# LISTED ENTRIES
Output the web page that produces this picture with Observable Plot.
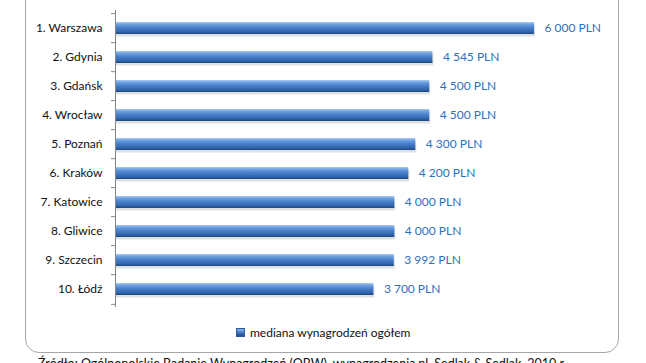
<!DOCTYPE html>
<html>
<head>
<meta charset="utf-8">
<script src="https://cdn.jsdelivr.net/npm/d3@7"></script>
<script src="https://cdn.jsdelivr.net/npm/@observablehq/plot@0.6"></script>
<style>
  html, body { margin: 0; padding: 0; background: #fff; overflow: hidden; width: 646px; height: 363px; }
  body { position: relative; font-family: Lato, "Open Sans", sans-serif; }
  #frame { position: absolute; left: 25px; top: -20px; width: 594px; height: 373px; border: 1px solid #a6a6a6; border-radius: 14px; box-sizing: border-box; }
  #chart { position: absolute; left: 0; top: 0; }
  #legend { position: absolute; left: 236px; top: 325px; font-size: 12px; color: #111; display: flex; align-items: center; white-space: nowrap; }
  #legend .sw { width: 7px; height: 7px; margin-right: 5px; background: linear-gradient(#8ab6e8, #3a70bd 60%, #1d4b8a); border: 0.5px solid #2a5a9a; }
  #caption { position: absolute; left: 38px; top: 357px; font-size: 12.5px; line-height: 14px; color: #111; white-space: nowrap; }
</style>
</head>
<body>
<div id="frame"></div>
<div id="chart"></div>
<div id="legend"><span class="sw"></span><span>mediana wynagrodzeń ogółem</span></div>
<div id="caption">Źródło: Ogólnopolskie Badanie Wynagrodzeń (OBW), wynagrodzenia.pl, Sedlak &amp; Sedlak, 2010 r.</div>
<script>
const cities = ["1. Warszawa", "2. Gdynia", "3. Gdańsk", "4. Wrocław", "5. Poznań", "6. Kraków", "7. Katowice", "8. Gliwice", "9. Szczecin", "10. Łódź"];
const medians = [6000, 4545, 4500, 4500, 4300, 4200, 4000, 4000, 3992, 3700];
const seriesName = "mediana wynagrodzeń ogółem";

const data = cities.map((c, i) => ({city: c, value: medians[i]}));
const fmt = v => `${Math.floor(v / 1000)} ${String(v % 1000).padStart(3, "0")} PLN`;

const H = 315, mTop = 10, mBottom = 8;
const step = (H - mTop - mBottom) / cities.length;

const chart = Plot.plot({
  width: 646,
  height: H,
  marginLeft: 115,
  marginRight: 112,
  marginTop: mTop,
  marginBottom: mBottom,
  style: {fontFamily: "Lato, 'Open Sans', sans-serif", fontSize: "12px", background: "transparent", overflow: "visible"},
  x: {domain: [0, 6000], axis: null},
  y: {domain: cities, paddingInner: 0.58, paddingOuter: 0.29, label: null},
  marks: [
    // shadow
    Plot.barX(data, {y: "city", x: "value", fill: "#000", fillOpacity: 0.12, dy: 2.5, dx: 1}),
    Plot.barX(data, {y: "city", x: "value", fill: "url(#barGrad)"}),
    // end cap bevel
    Plot.ruleX(data, {y: "city", x: "value", stroke: "#1c3f70", strokeWidth: 2, dx: -1}),
    Plot.text(data, {y: "city", x: "value", text: d => fmt(d.value), textAnchor: "start", dx: 10, fill: "#2f6fbf", fontSize: 12}),
    Plot.axisY({tickSize: 0, tickPadding: 13, fontSize: 12, fill: "#111"}),
    Plot.ruleX([0], {stroke: "#868686"}),
    Plot.ruleY(cities, {y: d => d, x1: 0, x2: 0, insetLeft: -4, dy: -step / 2, stroke: "#868686"}),
    Plot.ruleY([cities[cities.length - 1]], {y: d => d, x1: 0, x2: 0, insetLeft: -4, dy: step / 2, stroke: "#868686"})
  ]
});

const svg = d3.select(chart);
const defs = svg.insert("defs", ":first-child");
const g = defs.append("linearGradient").attr("id", "barGrad").attr("x1", 0).attr("y1", 0).attr("x2", 0).attr("y2", 1);
[["0%", "#a9cdf4"], ["18%", "#6fa2e0"], ["45%", "#4a82cc"], ["80%", "#3266ad"], ["100%", "#1c467f"]]
  .forEach(([o, c]) => g.append("stop").attr("offset", o).attr("stop-color", c));

document.getElementById("chart").appendChild(chart);
</script>
</body>
</html>
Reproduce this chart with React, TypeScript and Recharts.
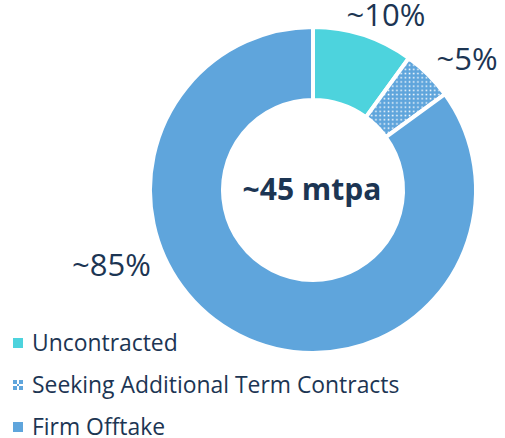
import React from 'react';
import { PieChart, Pie, Cell } from 'recharts';

const categories = ['Uncontracted', 'Seeking Additional Term Contracts', 'Firm Offtake'];
const shares = [10, 5, 85];
const sliceLabels = ['~10%', '~5%', '~85%'];
const centerLabel = '~45 mtpa';

const COLORS = ['#4dd3dd', 'url(#dots)', '#5fa5dc'];
const LEGEND_COLORS = ['#4dd3dd', 'url(#dotsSmall)', '#5fa5dc'];
const TEXT = '#1c3553';
const FONT = '"Open Sans", "Noto Sans", sans-serif';

const data = categories.map((name, i) => ({ name, value: shares[i] }));

// label placement: angle (deg, math convention) and radius from chart centre to text baseline-centre
const LABEL_POLAR = [
  { a: 66, r: 179.5 },
  { a: 37.9, r: 195.2 },
  { a: 203.1, r: 219.1 },
];

const renderLabel = (props: any) => {
  const { cx, cy, index } = props;
  const p = LABEL_POLAR[index];
  const rad = (p.a * Math.PI) / 180;
  const x = cx + p.r * Math.cos(rad);
  const y = cy - p.r * Math.sin(rad);
  return (
    <text x={x} y={y} fill={TEXT} fontSize={31} fontFamily={FONT} textAnchor="middle">
      {sliceLabels[index]}
    </text>
  );
};

export default function App() {
  return (
    <div style={{ position: 'absolute', left: 0, top: 0, width: 505, height: 438, background: '#fff' }}>
      <PieChart width={505} height={438} margin={{ top: 0, right: 0, bottom: 0, left: 0 }}>
        <defs>
          <pattern id="dots" width="4.2" height="4.2" patternUnits="userSpaceOnUse">
            <rect width="4.2" height="4.2" fill="#5fa5dc" />
            <rect x="1.4" y="1.4" width="1.5" height="1.5" fill="#ffffff" />
          </pattern>
          <pattern id="dotsSmall" width="10" height="10" patternUnits="userSpaceOnUse" x="13" y="380">
            <rect width="10" height="10" fill="#5fa5dc" />
            <rect x="4" y="0" width="2" height="10" fill="#ffffff" />
            <rect x="0" y="4" width="10" height="2" fill="#ffffff" />
            <rect x="4" y="4" width="2" height="2" fill="#5fa5dc" />
          </pattern>
        </defs>
        <Pie
          data={data}
          dataKey="value"
          nameKey="name"
          cx={313}
          cy={190}
          innerRadius={90}
          outerRadius={163}
          startAngle={90}
          endAngle={-270}
          stroke="#ffffff"
          strokeWidth={4}
          label={renderLabel}
          labelLine={false}
          isAnimationActive={false}
        >
          {data.map((d, i) => (
            <Cell key={d.name} fill={COLORS[i]} />
          ))}
        </Pie>
        <text
          x={312}
          y={200}
          textAnchor="middle"
          fill={TEXT}
          fontSize={30}
          fontWeight={700}
          fontFamily={FONT}
        >
          {centerLabel}
        </text>
        {categories.map((c, i) => (
          <g key={c}>
            <rect x={13} y={338 + i * 42} width={10} height={10} fill={LEGEND_COLORS[i]} />
            <text x={32} y={351 + i * 42} fill={TEXT} fontSize={22.9} fontFamily={FONT}>
              {c}
            </text>
          </g>
        ))}
      </PieChart>
    </div>
  );
}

# PROBLEM TO WORK ON
All of the lines above should be retyped precisely, apart from the pictures.

# FINAL RESULT
Output the web page that produces this picture with Observable Plot.
<!DOCTYPE html>
<html>
<head>
<meta charset="utf-8">
<script src="https://cdn.jsdelivr.net/npm/d3@7"></script>
<script src="https://cdn.jsdelivr.net/npm/@observablehq/plot@0.6"></script>
<style>
  html, body { margin: 0; padding: 0; background: #fff; overflow: hidden; width: 646px; height: 363px; }
  body { position: relative; font-family: Lato, "Open Sans", sans-serif; }
  #frame { position: absolute; left: 25px; top: -20px; width: 594px; height: 373px; border: 1px solid #a6a6a6; border-radius: 14px; box-sizing: border-box; }
  #chart { position: absolute; left: 0; top: 0; }
  #legend { position: absolute; left: 236px; top: 325px; font-size: 12px; color: #111; display: flex; align-items: center; white-space: nowrap; }
  #legend .sw { width: 7px; height: 7px; margin-right: 5px; background: linear-gradient(#8ab6e8, #3a70bd 60%, #1d4b8a); border: 0.5px solid #2a5a9a; }
  #caption { position: absolute; left: 38px; top: 357px; font-size: 12.5px; line-height: 14px; color: #111; white-space: nowrap; }
</style>
</head>
<body>
<div id="frame"></div>
<div id="chart"></div>
<div id="legend"><span class="sw"></span><span>mediana wynagrodzeń ogółem</span></div>
<div id="caption">Źródło: Ogólnopolskie Badanie Wynagrodzeń (OBW), wynagrodzenia.pl, Sedlak &amp; Sedlak, 2010 r.</div>
<script>
const cities = ["1. Warszawa", "2. Gdynia", "3. Gdańsk", "4. Wrocław", "5. Poznań", "6. Kraków", "7. Katowice", "8. Gliwice", "9. Szczecin", "10. Łódź"];
const medians = [6000, 4545, 4500, 4500, 4300, 4200, 4000, 4000, 3992, 3700];
const seriesName = "mediana wynagrodzeń ogółem";

const data = cities.map((c, i) => ({city: c, value: medians[i]}));
const fmt = v => `${Math.floor(v / 1000)} ${String(v % 1000).padStart(3, "0")} PLN`;

const H = 315, mTop = 10, mBottom = 8;
const step = (H - mTop - mBottom) / cities.length;

const chart = Plot.plot({
  width: 646,
  height: H,
  marginLeft: 115,
  marginRight: 112,
  marginTop: mTop,
  marginBottom: mBottom,
  style: {fontFamily: "Lato, 'Open Sans', sans-serif", fontSize: "12px", background: "transparent", overflow: "visible"},
  x: {domain: [0, 6000], axis: null},
  y: {domain: cities, paddingInner: 0.58, paddingOuter: 0.29, label: null},
  marks: [
    // shadow
    Plot.barX(data, {y: "city", x: "value", fill: "#000", fillOpacity: 0.12, dy: 2.5, dx: 1}),
    Plot.barX(data, {y: "city", x: "value", fill: "url(#barGrad)"}),
    // end cap bevel
    Plot.ruleX(data, {y: "city", x: "value", stroke: "#1c3f70", strokeWidth: 2, dx: -1}),
    Plot.text(data, {y: "city", x: "value", text: d => fmt(d.value), textAnchor: "start", dx: 10, fill: "#2f6fbf", fontSize: 12}),
    Plot.axisY({tickSize: 0, tickPadding: 13, fontSize: 12, fill: "#111"}),
    Plot.ruleX([0], {stroke: "#868686"}),
    Plot.ruleY(cities, {y: d => d, x1: 0, x2: 0, insetLeft: -4, dy: -step / 2, stroke: "#868686"}),
    Plot.ruleY([cities[cities.length - 1]], {y: d => d, x1: 0, x2: 0, insetLeft: -4, dy: step / 2, stroke: "#868686"})
  ]
});

const svg = d3.select(chart);
const defs = svg.insert("defs", ":first-child");
const g = defs.append("linearGradient").attr("id", "barGrad").attr("x1", 0).attr("y1", 0).attr("x2", 0).attr("y2", 1);
[["0%", "#a9cdf4"], ["18%", "#6fa2e0"], ["45%", "#4a82cc"], ["80%", "#3266ad"], ["100%", "#1c467f"]]
  .forEach(([o, c]) => g.append("stop").attr("offset", o).attr("stop-color", c));

document.getElementById("chart").appendChild(chart);
</script>
</body>
</html>
Reproduce this chart with React, TypeScript and Recharts.
import React from 'react';
import { PieChart, Pie, Cell } from 'recharts';

const categories = ['Uncontracted', 'Seeking Additional Term Contracts', 'Firm Offtake'];
const shares = [10, 5, 85];
const sliceLabels = ['~10%', '~5%', '~85%'];
const centerLabel = '~45 mtpa';

const COLORS = ['#4dd3dd', 'url(#dots)', '#5fa5dc'];
const LEGEND_COLORS = ['#4dd3dd', 'url(#dotsSmall)', '#5fa5dc'];
const TEXT = '#1c3553';
const FONT = '"Open Sans", "Noto Sans", sans-serif';

const data = categories.map((name, i) => ({ name, value: shares[i] }));

// label placement: angle (deg, math convention) and radius from chart centre to text baseline-centre
const LABEL_POLAR = [
  { a: 66, r: 179.5 },
  { a: 37.9, r: 195.2 },
  { a: 203.1, r: 219.1 },
];

const renderLabel = (props: any) => {
  const { cx, cy, index } = props;
  const p = LABEL_POLAR[index];
  const rad = (p.a * Math.PI) / 180;
  const x = cx + p.r * Math.cos(rad);
  const y = cy - p.r * Math.sin(rad);
  return (
    <text x={x} y={y} fill={TEXT} fontSize={31} fontFamily={FONT} textAnchor="middle">
      {sliceLabels[index]}
    </text>
  );
};

export default function App() {
  return (
    <div style={{ position: 'absolute', left: 0, top: 0, width: 505, height: 438, background: '#fff' }}>
      <PieChart width={505} height={438} margin={{ top: 0, right: 0, bottom: 0, left: 0 }}>
        <defs>
          <pattern id="dots" width="4.2" height="4.2" patternUnits="userSpaceOnUse">
            <rect width="4.2" height="4.2" fill="#5fa5dc" />
            <rect x="1.4" y="1.4" width="1.5" height="1.5" fill="#ffffff" />
          </pattern>
          <pattern id="dotsSmall" width="10" height="10" patternUnits="userSpaceOnUse" x="13" y="380">
            <rect width="10" height="10" fill="#5fa5dc" />
            <rect x="4" y="0" width="2" height="10" fill="#ffffff" />
            <rect x="0" y="4" width="10" height="2" fill="#ffffff" />
            <rect x="4" y="4" width="2" height="2" fill="#5fa5dc" />
          </pattern>
        </defs>
        <Pie
          data={data}
          dataKey="value"
          nameKey="name"
          cx={313}
          cy={190}
          innerRadius={90}
          outerRadius={163}
          startAngle={90}
          endAngle={-270}
          stroke="#ffffff"
          strokeWidth={4}
          label={renderLabel}
          labelLine={false}
          isAnimationActive={false}
        >
          {data.map((d, i) => (
            <Cell key={d.name} fill={COLORS[i]} />
          ))}
        </Pie>
        <text
          x={312}
          y={200}
          textAnchor="middle"
          fill={TEXT}
          fontSize={30}
          fontWeight={700}
          fontFamily={FONT}
        >
          {centerLabel}
        </text>
        {categories.map((c, i) => (
          <g key={c}>
            <rect x={13} y={338 + i * 42} width={10} height={10} fill={LEGEND_COLORS[i]} />
            <text x={32} y={351 + i * 42} fill={TEXT} fontSize={22.9} fontFamily={FONT}>
              {c}
            </text>
          </g>
        ))}
      </PieChart>
    </div>
  );
}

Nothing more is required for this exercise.